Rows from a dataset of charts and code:
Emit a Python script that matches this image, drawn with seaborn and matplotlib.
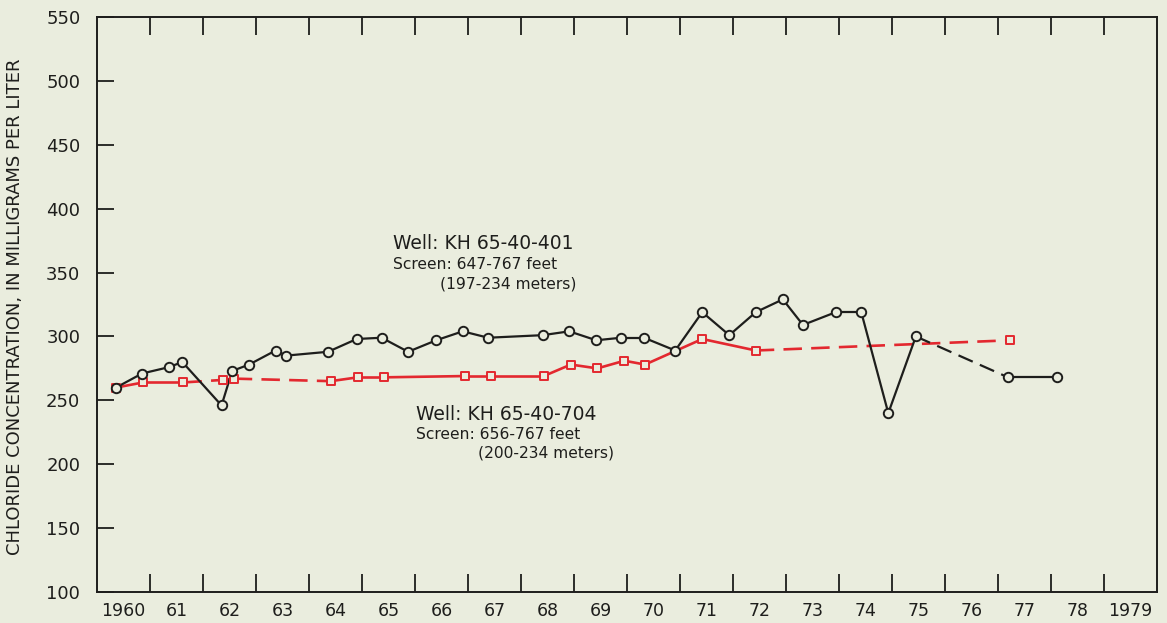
# -*- coding: utf-8 -*-
# chloride concentration in two wells, 1960-1979
import numpy as np
import pandas as pd
import seaborn as sns
import matplotlib.pyplot as plt

# well KH 65-40-401 (black, circles)
year_401 = [1960.36, 1960.85, 1961.36, 1961.61, 1962.35, 1962.55, 1962.87, 1963.37,
            1963.57, 1964.36, 1964.90, 1965.37, 1965.87, 1966.40, 1966.90, 1967.38,
            1968.41, 1968.91, 1969.42, 1969.89, 1970.32, 1970.91, 1971.42, 1971.93,
            1972.43, 1972.94, 1973.32, 1973.94, 1974.42, 1974.93, 1975.45, 1977.19,
            1978.12]
chloride_401 = [260, 271, 276, 280, 246, 273, 278, 289,
                285, 288, 298, 299, 288, 297, 304, 299,
                301, 304, 297, 299, 299, 289, 319, 301,
                319, 329, 309, 319, 319, 240, 300, 268,
                268]
dashed_401 = [30]  # segment index i -> i+1 drawn dashed

# well KH 65-40-704 (red, squares)
year_704 = [1960.36, 1960.87, 1961.63, 1962.38, 1962.58, 1964.41, 1964.92, 1965.42,
            1966.94, 1967.43, 1968.43, 1968.94, 1969.44, 1969.95, 1970.34, 1971.42,
            1972.43, 1977.23]
chloride_704 = [260, 264, 264, 266, 267, 265, 268, 268,
                269, 269, 269, 278, 275, 281, 278, 298,
                289, 297]
dashed_704 = [2, 3, 4, 16]

year_ticks = list(range(1961, 1980))
year_labels = ["1960"] + [str(y)[2:] for y in range(1961, 1979)] + ["1979"]
chloride_ticks = list(range(100, 551, 50))

bg = "#eaedde"
red = "#e3282f"
black = "#1e1e1c"

sns.set_theme(style="ticks")
plt.rcParams["font.family"] = ["DejaVu Sans"]

fig = plt.figure(figsize=(11.67, 6.23), dpi=100, facecolor=bg)
ax = fig.add_axes([97 / 1167, 31 / 623, 1060 / 1167, 575 / 623])
ax.set_facecolor(bg)


def draw_series(years, values, dashed, color, lw, marker, ms, z):
    df = pd.DataFrame({"year": years, "chloride": values})
    for i in range(len(df) - 1):
        seg = df.iloc[i:i + 2]
        ls = (0, (7, 3.5)) if i in dashed else "-"
        sns.lineplot(data=seg, x="year", y="chloride", ax=ax, color=color,
                     linewidth=lw, linestyle=ls, sort=False, estimator=None,
                     zorder=z)
    sns.scatterplot(data=df, x="year", y="chloride", ax=ax, marker=marker,
                    s=ms, facecolor=bg, edgecolor=color, linewidth=1.4,
                    zorder=z + 2)


draw_series(year_704, chloride_704, dashed_704, red, 1.9, "s", 40, 2)
draw_series(year_401, chloride_401, dashed_401, black, 1.6, "o", 46, 3)

ax.set_xlim(1960, 1980)
ax.set_ylim(100, 550)

ax.set_xticks(year_ticks)
ax.set_xticklabels([])
ax.set_xticks(np.arange(1960.5, 1980, 1), minor=True)
ax.set_xticklabels(year_labels, minor=True)
ax.tick_params(axis="x", which="major", direction="in", length=13, width=1.3,
               top=True, bottom=True, color=black)
ax.tick_params(axis="x", which="minor", length=0, pad=7, labelsize=12.5,
               labelcolor=black)

ax.set_yticks(chloride_ticks)
ax.tick_params(axis="y", direction="in", length=12, width=1.3, pad=12,
               labelsize=13, color=black, labelcolor=black)

for sp in ax.spines.values():
    sp.set_color(black)
    sp.set_linewidth(1.4)

ax.set_xlabel("")
ax.set_ylabel("CHLORIDE CONCENTRATION, IN MILLIGRAMS PER LITER", fontsize=13,
              color=black)
ax.yaxis.set_label_coords(-0.069, 0.496)

# annotations
ax.text(1965.58, 373, "Well: KH 65-40-401", fontsize=13.5, color=black, va="center")
ax.text(1965.58, 356, "Screen: 647-767 feet", fontsize=11.2, color=black, va="center")
ax.text(1966.47, 341, "(197-234 meters)", fontsize=11.2, color=black, va="center")
ax.text(1966.02, 239, "Well: KH 65-40-704", fontsize=13.5, color=black, va="center")
ax.text(1966.02, 223.6, "Screen: 656-767 feet", fontsize=11.2, color=black, va="center")
ax.text(1967.19, 208.8, "(200-234 meters)", fontsize=11.2, color=black, va="center")

fig.savefig("out.png", dpi=100, facecolor=bg)
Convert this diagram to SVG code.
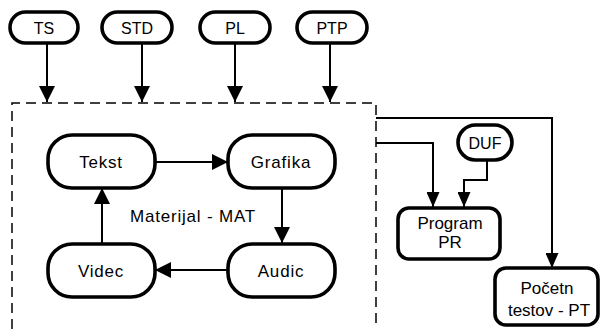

EXERCISE PROMPT: Print all the records again exactly; do not include any picture.

EXPECTED ANSWER:
Emit a Python script that matches this image, drawn with seaborn and matplotlib.
# -*- coding: utf-8 -*-
# chloride concentration in two wells, 1960-1979
import numpy as np
import pandas as pd
import seaborn as sns
import matplotlib.pyplot as plt

# well KH 65-40-401 (black, circles)
year_401 = [1960.36, 1960.85, 1961.36, 1961.61, 1962.35, 1962.55, 1962.87, 1963.37,
            1963.57, 1964.36, 1964.90, 1965.37, 1965.87, 1966.40, 1966.90, 1967.38,
            1968.41, 1968.91, 1969.42, 1969.89, 1970.32, 1970.91, 1971.42, 1971.93,
            1972.43, 1972.94, 1973.32, 1973.94, 1974.42, 1974.93, 1975.45, 1977.19,
            1978.12]
chloride_401 = [260, 271, 276, 280, 246, 273, 278, 289,
                285, 288, 298, 299, 288, 297, 304, 299,
                301, 304, 297, 299, 299, 289, 319, 301,
                319, 329, 309, 319, 319, 240, 300, 268,
                268]
dashed_401 = [30]  # segment index i -> i+1 drawn dashed

# well KH 65-40-704 (red, squares)
year_704 = [1960.36, 1960.87, 1961.63, 1962.38, 1962.58, 1964.41, 1964.92, 1965.42,
            1966.94, 1967.43, 1968.43, 1968.94, 1969.44, 1969.95, 1970.34, 1971.42,
            1972.43, 1977.23]
chloride_704 = [260, 264, 264, 266, 267, 265, 268, 268,
                269, 269, 269, 278, 275, 281, 278, 298,
                289, 297]
dashed_704 = [2, 3, 4, 16]

year_ticks = list(range(1961, 1980))
year_labels = ["1960"] + [str(y)[2:] for y in range(1961, 1979)] + ["1979"]
chloride_ticks = list(range(100, 551, 50))

bg = "#eaedde"
red = "#e3282f"
black = "#1e1e1c"

sns.set_theme(style="ticks")
plt.rcParams["font.family"] = ["DejaVu Sans"]

fig = plt.figure(figsize=(11.67, 6.23), dpi=100, facecolor=bg)
ax = fig.add_axes([97 / 1167, 31 / 623, 1060 / 1167, 575 / 623])
ax.set_facecolor(bg)


def draw_series(years, values, dashed, color, lw, marker, ms, z):
    df = pd.DataFrame({"year": years, "chloride": values})
    for i in range(len(df) - 1):
        seg = df.iloc[i:i + 2]
        ls = (0, (7, 3.5)) if i in dashed else "-"
        sns.lineplot(data=seg, x="year", y="chloride", ax=ax, color=color,
                     linewidth=lw, linestyle=ls, sort=False, estimator=None,
                     zorder=z)
    sns.scatterplot(data=df, x="year", y="chloride", ax=ax, marker=marker,
                    s=ms, facecolor=bg, edgecolor=color, linewidth=1.4,
                    zorder=z + 2)


draw_series(year_704, chloride_704, dashed_704, red, 1.9, "s", 40, 2)
draw_series(year_401, chloride_401, dashed_401, black, 1.6, "o", 46, 3)

ax.set_xlim(1960, 1980)
ax.set_ylim(100, 550)

ax.set_xticks(year_ticks)
ax.set_xticklabels([])
ax.set_xticks(np.arange(1960.5, 1980, 1), minor=True)
ax.set_xticklabels(year_labels, minor=True)
ax.tick_params(axis="x", which="major", direction="in", length=13, width=1.3,
               top=True, bottom=True, color=black)
ax.tick_params(axis="x", which="minor", length=0, pad=7, labelsize=12.5,
               labelcolor=black)

ax.set_yticks(chloride_ticks)
ax.tick_params(axis="y", direction="in", length=12, width=1.3, pad=12,
               labelsize=13, color=black, labelcolor=black)

for sp in ax.spines.values():
    sp.set_color(black)
    sp.set_linewidth(1.4)

ax.set_xlabel("")
ax.set_ylabel("CHLORIDE CONCENTRATION, IN MILLIGRAMS PER LITER", fontsize=13,
              color=black)
ax.yaxis.set_label_coords(-0.069, 0.496)

# annotations
ax.text(1965.58, 373, "Well: KH 65-40-401", fontsize=13.5, color=black, va="center")
ax.text(1965.58, 356, "Screen: 647-767 feet", fontsize=11.2, color=black, va="center")
ax.text(1966.47, 341, "(197-234 meters)", fontsize=11.2, color=black, va="center")
ax.text(1966.02, 239, "Well: KH 65-40-704", fontsize=13.5, color=black, va="center")
ax.text(1966.02, 223.6, "Screen: 656-767 feet", fontsize=11.2, color=black, va="center")
ax.text(1967.19, 208.8, "(200-234 meters)", fontsize=11.2, color=black, va="center")

fig.savefig("out.png", dpi=100, facecolor=bg)
Convert this diagram to SVG code.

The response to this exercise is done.